What's your nickname? The elves started calling me Captain Birdseye a few years ago and it's stuck. In Japan they call me Annual Gift Man.

Who was your first teenage crush and why? I always fancied the Tooth Fairy until she hooked up with that Easter Bunny idiot. But anyone in stockings is good with me.

What was the first music single you bought? I Saw Mommy Kissing Santa Claus, by the Ronettes. It always puts me in the party mood.

What's your favourite book? Sunil Chopra's Supply Chain Management: Strategy, Planning & Operation. It's the Da Vinci Code of logistical analysis. Recommended.

And your favourite movie? Bad Santa, with Billy Bob Thornton, is my most realistic film portrayal to date. And The Exorcist is good. No Christmas presents for that little girl, of course.

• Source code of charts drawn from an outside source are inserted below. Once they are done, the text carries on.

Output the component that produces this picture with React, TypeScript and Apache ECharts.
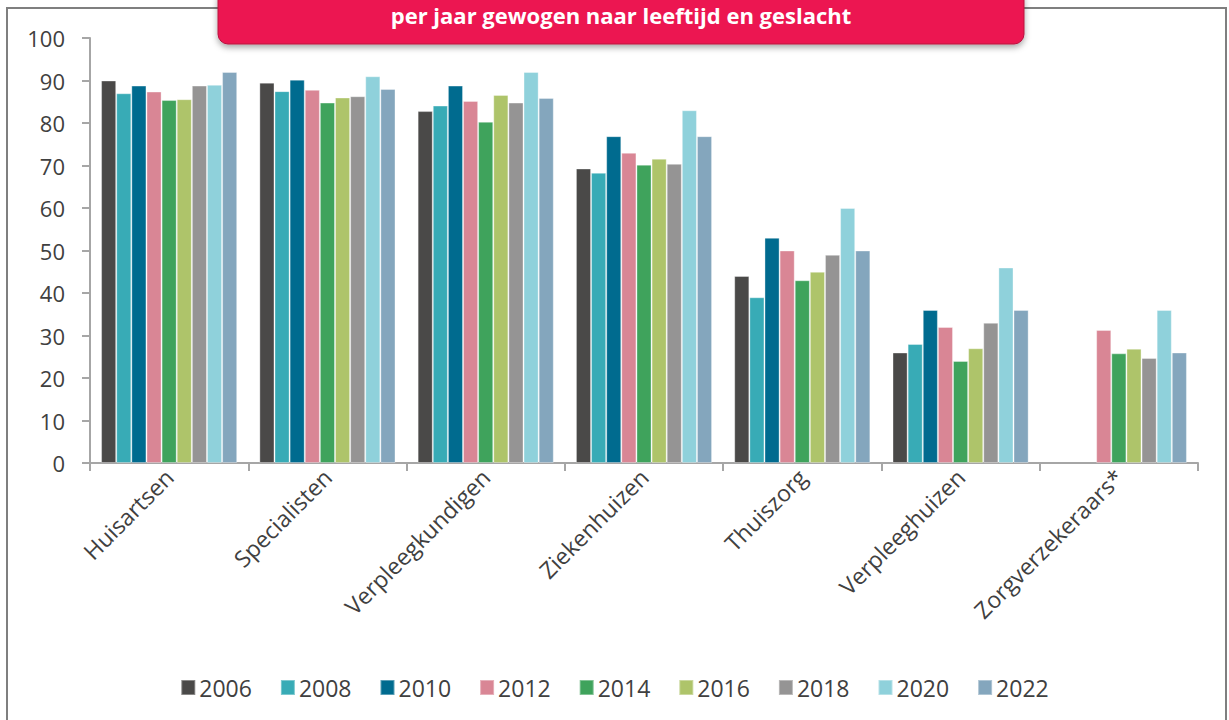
import React, { useEffect, useRef } from "react";
import * as echarts from "echarts";

const categories = ["Huisartsen", "Specialisten", "Verpleegkundigen", "Ziekenhuizen", "Thuiszorg", "Verpleeghuizen", "Zorgverzekeraars*"];
const years = ["2006", "2008", "2010", "2012", "2014", "2016", "2018", "2020", "2022"];
const colors = ["#4a4948", "#38abb6", "#006b8f", "#d98695", "#3fa35c", "#aec46a", "#959494", "#8fd1db", "#84a6bd"];

const huisartsen = [90, 87, 88.8, 87.4, 85.4, 85.6, 88.8, 89, 92];
const specialisten = [89.5, 87.5, 90.2, 87.8, 84.8, 86, 86.3, 91, 88];
const verpleegkundigen = [82.8, 84.1, 88.8, 85.2, 80.3, 86.6, 84.8, 92, 85.9];
const ziekenhuizen = [69.3, 68.3, 76.9, 73, 70.2, 71.6, 70.4, 83, 76.9];
const thuiszorg = [44, 39, 53, 50, 43, 45, 49, 60, 50];
const verpleeghuizen = [26, 28, 36, 32, 24, 27, 33, 46, 36];
const zorgverzekeraars = [null, null, null, 31.3, 25.8, 26.9, 24.7, 36, 26];

const yTicks = { min: 0, max: 100, interval: 10 };
const title = "per jaar gewogen naar leeftijd en geslacht";

export default function App() {
  const ref = useRef<HTMLDivElement>(null);
  useEffect(() => {
    document.body.style.margin = "0";
    const chart = echarts.init(ref.current!, null, { renderer: "svg" });
    const rows = [huisartsen, specialisten, verpleegkundigen, ziekenhuizen, thuiszorg, verpleeghuizen, zorgverzekeraars];
    const font = "'Open Sans', 'Liberation Sans', sans-serif";
    const series = years.map((y, i) => ({
      name: y,
      type: "bar",
      data: rows.map((r) => r[i]),
      itemStyle: { color: colors[i], borderColor: "rgba(255,255,255,0.35)", borderWidth: 1 },
      barGap: "0%",
      barCategoryGap: "14%",
    }));
    chart.setOption({
      animation: false,
      backgroundColor: "#ffffff",
      textStyle: { fontFamily: font },
      grid: { left: 90, right: 31, top: 38, bottom: 257, containLabel: false },
      xAxis: {
        type: "category",
        data: categories,
        axisLine: { lineStyle: { color: "#a6a6a6", width: 2 } },
        axisTick: { show: true, alignWithLabel: false, length: 8, lineStyle: { color: "#a6a6a6", width: 2 } },
        axisLabel: { rotate: 45, fontSize: 23, color: "#404040", margin: 10, fontFamily: font, interval: 0 },
      },
      yAxis: {
        type: "value",
        min: yTicks.min,
        max: yTicks.max,
        interval: yTicks.interval,
        axisLine: { show: true, lineStyle: { color: "#a6a6a6", width: 2 } },
        axisTick: { show: true, length: 8, lineStyle: { color: "#a6a6a6", width: 2 } },
        axisLabel: { fontSize: 22, color: "#404040", margin: 25, fontFamily: font },
        splitLine: { show: false },
      },
      legend: {
        data: years,
        bottom: 16,
        left: "center",
        icon: "rect",
        itemWidth: 14,
        itemHeight: 15,
        itemGap: 28,
        textStyle: { fontSize: 23, color: "#404040", fontFamily: font, padding: [0, 0, 0, -1] },
      },
      graphic: [
        {
          type: "rect",
          shape: { x: 7, y: 8, width: 1219, height: 730 },
          style: { fill: "none", stroke: "#7f7f7f", lineWidth: 2 },
          silent: true,
          z: 0,
        },
        {
          type: "rect",
          shape: { x: 218, y: -12, width: 806, height: 56, r: 10 },
          style: {
            fill: "#ec1651",
            stroke: "#b8103e",
            lineWidth: 1,
            shadowBlur: 6,
            shadowOffsetY: 3,
            shadowColor: "rgba(0,0,0,0.35)",
          },
          z: 10,
        },
        {
          type: "text",
          x: 621,
          y: 15,
          style: {
            text: title,
            fill: "#ffffff",
            font: `bold 22px ${font}`,
            align: "center",
            verticalAlign: "middle",
          },
          z: 11,
        },
      ],
      series,
    });
    return () => chart.dispose();
  }, []);
  return <div ref={ref} style={{ width: 1229, height: 720 }} />;
}
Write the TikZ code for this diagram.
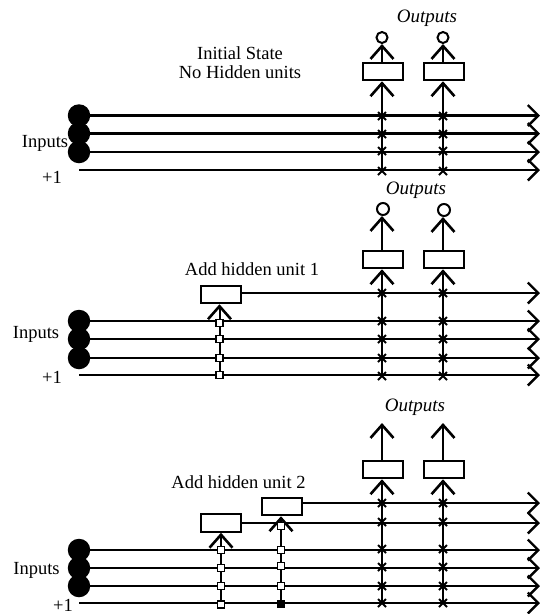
\documentclass[tikz,border=0pt]{standalone}
\usepackage{fontspec}
\setmainfont{Liberation Serif}
\usetikzlibrary{arrows.meta,shapes.misc,backgrounds}
\tikzset{
  unitbox/.style={draw,line width=2pt,fill=white,minimum width=40pt,minimum height=17.5pt,inner sep=0pt},
  inball/.style={circle,fill=black,minimum size=22.5pt,inner sep=0pt},
  xmark/.style={cross out,draw,line width=2pt,minimum size=6pt,inner sep=0pt},
  sqmark/.style={draw,line width=1.8pt,fill=white,minimum size=7pt,inner sep=0pt},
  head/.style={circle,draw,line width=2pt,minimum size=11pt,inner sep=0pt},
  lab/.style={inner sep=0pt,font=\fontsize{18.5}{20}\selectfont,align=center},
  blab/.style={lab,font=\fontsize{18.5}{20}\selectfont},
  olab/.style={lab,font=\fontsize{19}{20}\selectfont\itshape},
  wire/.style={line width=2.2pt},
  bus/.style={wire,-{Straight Barb[length=10.5pt,width=21pt,line width=2.4pt]}},
  feed/.style={line width=2pt,-{Straight Barb[length=13pt,width=23pt,line width=2.6pt]}}
}
\begin{document}
\begin{tikzpicture}[x=1pt,y=-1pt]
\useasboundingbox (0,0) rectangle (540,614);
\begin{pgfonlayer}{background}
\fill[white] (0,0) rectangle (540,614);
\end{pgfonlayer}
% ---- panel A
\node[olab] (oa) at (427,18) {Outputs};
\node[lab] (ta) at (240,63) {Initial State\\[-1pt]No Hidden units};
\node[blab] (ia) at (45,143) {Inputs};
\node[blab] (pa) at (52,177) {+1};
\node[inball] (a1) at (79,115.5) {};
\node[inball] (a2) at (79,133.5) {};
\node[inball] (a3) at (79,152) {};
\coordinate (a4) at (79,170);
\foreach \n/\y in {1/115.5,2/133.5,3/152,4/170}{\coordinate (ae\n) at (540,\y);}
\node[unitbox] (ab1) at (382.5,71.5) {};
\node[unitbox] (ab2) at (443.5,71.5) {};
\node[head] (ah1) at (382,37.5) {};
\node[head] (ah2) at (443,37.5) {};
\foreach \c/\x in {1/382,2/443}{
  \foreach \r/\y in {1/116,2/134,3/151,4/171}{\node[xmark] (ax\c\r) at (\x,\y) {};}
}
\begin{pgfonlayer}{background}
\draw[bus,line width=3pt] (a1.center) -- (ae1);
\draw[bus] (a2.center) -- (ae2);
\draw[bus] (a3.center) -- (ae3);
\draw[bus] (a4) -- (ae4);
\draw[feed] (ax14.center) -- (ax14.center |- ab1.south);
\draw[feed] (ax24.center) -- (ax24.center |- ab2.south);
\draw[feed] (ah1.south |- ab1.north) -- (ah1.south);
\draw[feed] (ah2.south |- ab2.north) -- (ah2.south);
\end{pgfonlayer}
% ---- panel B
\node[olab] (ob) at (416,190) {Outputs};
\node[lab] (tb) at (252,269) {Add hidden unit 1};
\node[blab] (ib) at (36,334) {Inputs};
\node[blab] (pb) at (52,377) {+1};
\node[inball] (b1) at (79,321) {};
\node[inball] (b2) at (79,339) {};
\node[inball] (b3) at (79,358) {};
\coordinate (b4) at (79,375);
\foreach \n/\y in {0/293,1/321,2/339,3/358,4/375}{\coordinate (be\n) at (540,\y);}
\node[unitbox] (bh) at (220.5,294.5) {};
\node[unitbox] (bb1) at (382.5,259.5) {};
\node[unitbox] (bb2) at (443.5,259.5) {};
\node[head,minimum size=12pt] (bc1) at (383,209) {};
\node[head,minimum size=12pt] (bc2) at (444,210) {};
\foreach \r/\y in {1/323,2/339,3/358,4/375}{\node[sqmark] (bs\r) at (219.5,\y) {};}
\foreach \c/\x in {1/382,2/443}{
  \foreach \r/\y in {0/293,1/321,2/339,3/358,4/376}{\node[xmark] (bx\c\r) at (\x,\y) {};}
}
\begin{pgfonlayer}{background}
\draw[bus] (bh.east |- be0) -- (be0);
\draw[bus] (b1.center) -- (be1);
\draw[bus] (b2.center) -- (be2);
\draw[bus] (b3.center) -- (be3);
\draw[bus] (b4) -- (be4);
\draw[feed] (bs4.center) -- (bs4.center |- bh.south);
\draw[feed] (bx14.center) -- (bx14.center |- bb1.south);
\draw[feed] (bx24.center) -- (bx24.center |- bb2.south);
\draw[feed] (bx14.center |- bb1.north) -- (bx14.center |- bc1.south);
\draw[feed] (bx24.center |- bb2.north) -- (bx24.center |- bc2.south);
\end{pgfonlayer}
% ---- panel C
\node[olab] (oc) at (415,407) {Outputs};
\node[lab] (tc) at (238.5,482) {Add hidden unit 2};
\node[blab] (ic) at (36.5,570) {Inputs};
\node[blab] (pc) at (63,605) {+1};
\node[inball] (c1) at (79,550) {};
\node[inball] (c2) at (79,568) {};
\node[inball] (c3) at (79,586) {};
\coordinate (c4) at (79,603);
\foreach \n/\y in {a/503,b/523,1/550,2/568,3/586,4/603}{\coordinate (ce\n) at (540,\y);}
\node[unitbox] (ch1) at (220.5,523) {};
\node[unitbox] (ch2) at (281.5,506.5) {};
\node[unitbox] (cb1) at (382.5,469.5) {};
\node[unitbox] (cb2) at (443.5,469.5) {};
\coordinate (ct1) at (382,423);
\coordinate (ct2) at (443,423);
\foreach \r/\y in {1/550,2/568,3/586,4/604.5}{\node[sqmark] (cs\r) at (221,\y) {};}
\foreach \r/\y in {0/526,1/550,2/566,3/586}{\node[sqmark] (cq\r) at (281,\y) {};}
\node[sqmark,fill=black] (cq4) at (281,604) {};
\foreach \c/\x in {1/382,2/443}{
  \foreach \r/\y in {a/503,b/522,1/549,2/567,3/586,4/603}{\node[xmark] (cx\c\r) at (\x,\y) {};}
}
\begin{pgfonlayer}{background}
\draw[bus] (ch2.east |- cea) -- (cea);
\draw[bus] (ch1.east |- ceb) -- (ceb);
\draw[bus] (c1.center) -- (ce1);
\draw[bus] (c2.center) -- (ce2);
\draw[bus] (c3.center) -- (ce3);
\draw[bus] (c4) -- (ce4);
\draw[feed] (cs4.center) -- (cs4.center |- ch1.south);
\draw[feed] (cq4.center) -- (cq4.center |- ch2.south);
\draw[feed] (cx14.center) -- (cx14.center |- cb1.south);
\draw[feed] (cx24.center) -- (cx24.center |- cb2.south);
\draw[feed] (ct1 |- cb1.north) -- (ct1);
\draw[feed] (ct2 |- cb2.north) -- (ct2);
\end{pgfonlayer}
\end{tikzpicture}
\end{document}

What was your most embarrassing moment? Being mistaken for a fake Father Christmas while shopping at Asda in Slough. Screaming kids everywhere - it wasn't pleasant.

Do you have any phobias? I'm Claus-trophobic, which can make the chimney situation a bit complicated.

Which celebrity would you pick to join your staff and why? I'd get that EasyJet fella up on my sleigh and show him what no-frills flying is really about.

What's the weirdest thing you've eaten? A friend cooked me the best steak I'd ever had - until he admitted it was reindeer. I was sick on the spot. Poor old Blitzen.

What luxury item would you have on a desert island? A snow machine. Or a Gillette Mach III Turbo.

What's your best chat-up line? "Who's been a naughty girl, then?" Never fails.

What would be your ideal last meal? Anything but mince bloody pies. Come on people, show some initiative.

What superpower would you most want for a day? Being able to fly straight after 400,000 glasses of complimentary sherry. Any more points on the licence and it won't be a very merry Christmas at Casa Claus. The wife'll see to that.


Father Christmas was talking to Charlie Wright.